I'm not sure I buy the idea that "to decompress" in the sense of "to unwind" has its origins in diving. It seems more likely to me to have come from a sense of feeling "under pressure." People speak of feeling under all kinds of different pressures--time, money, obligations, etc. We're "pressed for time." One might naturally speak of relieving the feeling of pressure as "decompressing." However, I suppose it would be equally plausible to speak of relieving the feeling of pressure as "de-pressurizing." Maybe "de-pressurize" sounds too sci-fi to have caught on, so "decompress" won out?
 
My wife complains about my " off gassing" at night ;)
 
My wife complains about my " off gassing" at night :wink:

I think that comes from the chemical industry... out maybe that is out-gassing. I remember that we had to find documentation on almost everything we put into the saturation chambers when I was a sailor to prove it wouldn't outgas stuff into the atmosphere that we weren't testing for. Thankfully NASA had the same problem and the money to do the studies.
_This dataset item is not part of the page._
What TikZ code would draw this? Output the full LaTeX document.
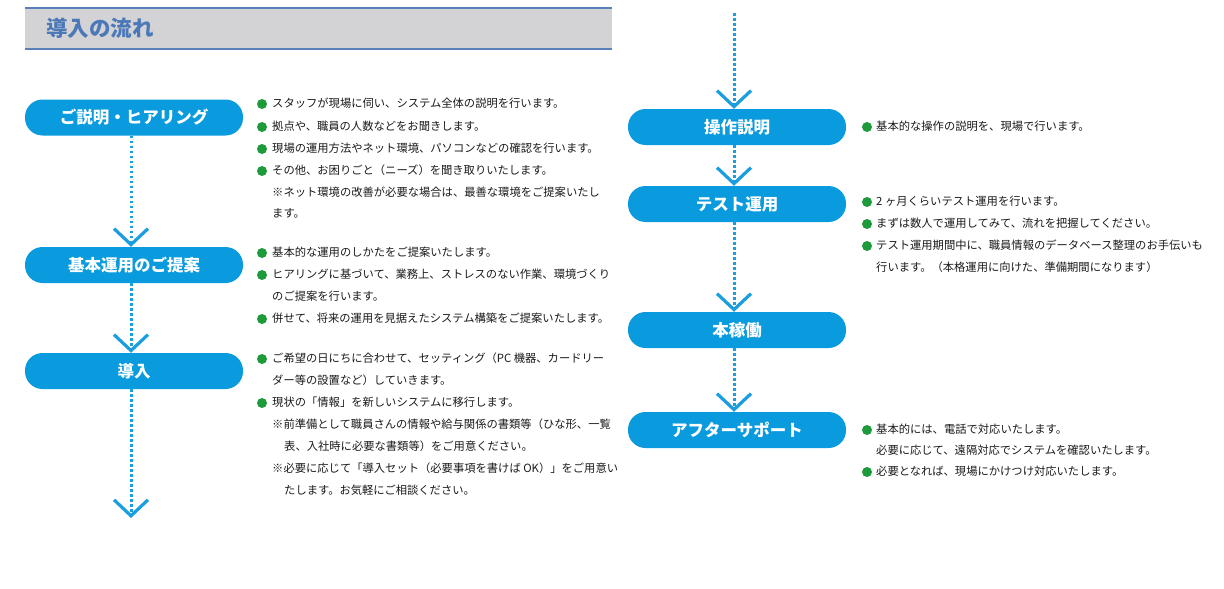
\documentclass[tikz,border=0pt]{standalone}
\usepackage{fontspec}
\usetikzlibrary{arrows.meta}
\newfontfamily\jp{Noto Sans CJK JP}
\definecolor{boxblue}{HTML}{0A9ADE}
\definecolor{dotblue}{HTML}{1A9EE0}
\definecolor{headgray}{HTML}{D3D3D5}
\definecolor{headline}{HTML}{5B80B8}
\definecolor{titleblue}{HTML}{4A78B8}
\definecolor{bulgreen}{HTML}{1F9A3A}
\definecolor{textcol}{HTML}{1A1A1A}
\tikzset{
  stepbox/.style={rounded corners=17.5pt, fill=boxblue, minimum width=218pt, minimum height=36pt,
    inner sep=0pt, text=white, font=\jp\bfseries\fontsize{16.5}{16.5}\selectfont},
  txt/.style={anchor=west, inner sep=0pt, text height=8.5pt, text depth=1.5pt, text=textcol,
    font=\jp\fontsize{11.3}{11.3}\selectfont},
  bul/.style={circle, fill=bulgreen, minimum size=10pt, inner sep=0pt},
  flow/.style={draw=dotblue, line width=3pt, dash pattern=on 2.6pt off 2.4pt, line cap=butt,
    -{Straight Barb[length=16pt, width=34pt, line width=3.2pt, line cap=butt]}},
}
\begin{document}
\begin{tikzpicture}[x=1pt, y=-1pt]
\useasboundingbox (0,0) rectangle (1224,589);
% header
\fill[headgray] (25,8) rectangle (612,49);
\draw[headline, line width=1.2pt] (25,8) -- (612,8) (25,49) -- (612,49);
\node[anchor=west, inner sep=0pt, text=titleblue, font=\jp\bfseries\fontsize{21.5}{21.5}\selectfont] (title) at (46,28.5) {導入の流れ};

% left column boxes
\node[stepbox] (b1) at (134,117.5) {ご説明・ヒアリング};
\node[stepbox] (b2) at (134,265) {基本運用のご提案};
\node[stepbox] (b3) at (134,371) {導入};
\coordinate (lend) at (131,518);

% right column boxes
\coordinate (rstart) at (734,13);
\node[stepbox] (r1) at (737,127) {操作説明};
\node[stepbox] (r2) at (737,204) {テスト運用};
\node[stepbox] (r3) at (737,330) {本稼働};
\node[stepbox] (r4) at (737,430) {アフターサポート};

% connectors
\draw[flow] ([xshift=-3pt]b1.south) -- ([xshift=-3pt]b2.north);
\draw[flow] ([xshift=-3pt]b2.south) -- ([xshift=-3pt]b3.north);
\draw[flow] ([xshift=-3pt]b3.south) -- (lend);
\draw[flow] (rstart) -- ([xshift=-3pt]r1.north);
\draw[flow] ([xshift=-3pt]r1.south) -- ([xshift=-3pt]r2.north);
\draw[flow] ([xshift=-3pt]r2.south) -- ([xshift=-3pt]r3.north);
\draw[flow] ([xshift=-3pt]r3.south) -- ([xshift=-3pt]r4.north);

% texts for b1
\node[bul] (g11) at (262,104) {};
\node[txt] (t11) at (272,104) {スタッフが現場に伺い、システム全体の説明を行います。};
\node[bul] (g12) at (262,127) {};
\node[txt] (t12) at (272,127) {拠点や、職員の人数などをお聞きします。};
\node[bul] (g13) at (262,149) {};
\node[txt] (t13) at (272,149) {現場の運用方法やネット環境、パソコンなどの確認を行います。};
\node[bul] (g14) at (262,171) {};
\node[txt] (t14) at (272,171) {その他、お困りごと（ニーズ）を聞き取りいたします。};
\node[txt] (t15) at (272,193) {※ネット環境の改善が必要な場合は、最善な環境をご提案いたし};
\node[txt] (t16) at (272,214) {ます。};

% texts for b2
\node[bul] (g21) at (262,253) {};
\node[txt] (t21) at (272,253) {基本的な運用のしかたをご提案いたします。};
\node[bul] (g22) at (262,275) {};
\node[txt] (t22) at (272,275) {ヒアリングに基づいて、業務上、ストレスのない作業、環境づくり};
\node[txt] (t23) at (272,297) {のご提案を行います。};
\node[bul] (g24) at (262,319) {};
\node[txt] (t24) at (272,319) {併せて、将来の運用を見据えたシステム構築をご提案いたします。};

% texts for b3
\node[bul] (g31) at (262,359) {};
\node[txt] (t31) at (272,359) {ご希望の日にちに合わせて、セッティング（PC 機器、カードリー};
\node[txt] (t32) at (272,381) {ダー等の設置など）していきます。};
\node[bul] (g33) at (262,403) {};
\node[txt] (t33) at (272,403) {現状の「情報」を新しいシステムに移行します。};
\node[txt] (t34) at (272,425) {※前準備として職員さんの情報や給与関係の書類等（ひな形、一覧};
\node[txt] (t35) at (284,447) {表、入社時に必要な書類等）をご用意ください。};
\node[txt] (t36) at (272,469) {※必要に応じて「導入セット（必要事項を書けば OK）」をご用意い};
\node[txt] (t37) at (284,491) {たします。お気軽にご相談ください。};

% right texts
\node[bul] (h11) at (867,127) {};
\node[txt] (u11) at (876,127) {基本的な操作の説明を、現場で行います。};

\node[bul] (h21) at (867,202) {};
\node[txt] (u21) at (876,202) {2 ヶ月くらいテスト運用を行います。};
\node[bul] (h22) at (867,224) {};
\node[txt] (u22) at (876,224) {まずは数人で運用してみて、流れを把握してください。};
\node[bul] (h23) at (867,246) {};
\node[txt] (u23) at (876,246) {テスト運用期間中に、職員情報のデータベース整理のお手伝いも};
\node[txt] (u24) at (876,268) {行います。（本格運用に向けた、準備期間になります）};

\node[bul] (h41) at (867,430) {};
\node[txt] (u41) at (876,430) {基本的には、電話で対応いたします。};
\node[txt] (u42) at (876,451) {必要に応じて、遠隔対応でシステムを確認いたします。};
\node[bul] (h43) at (867,472) {};
\node[txt] (u43) at (876,472) {必要となれば、現場にかけつけ対応いたします。};
\end{tikzpicture}
\end{document}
I wonder if off-gassing really came from decompression theory or not?
 
I think I've heard "running out of air" being used in non-scuba conversation. When I hear "taking a deep dive" I picture more of a free dive than scuba dive TBH. Nothing else comes to mind...
 
I had someone once tell me to 'Get Bent!' But I don't think they meant anything about diving.

Perhaps it was an invitation to dance? :)

Even "Bends" for DCS was cooped from a popular dance when the Brooklyn Bridge was under construction, the Grecian bend. Your example appears to be another new meaning of the word. No wonder French language purists get bent out of shape over what we do to the English language.
 
I'm not sure I buy the idea that "to decompress" in the sense of "to unwind" has its origins in diving...

I would be very surprised if de-compress and re-compress weren't made into un-hyphenated new words by the early divers and caisson workers... but I wouldn't get too wound up if they came from somewhere else.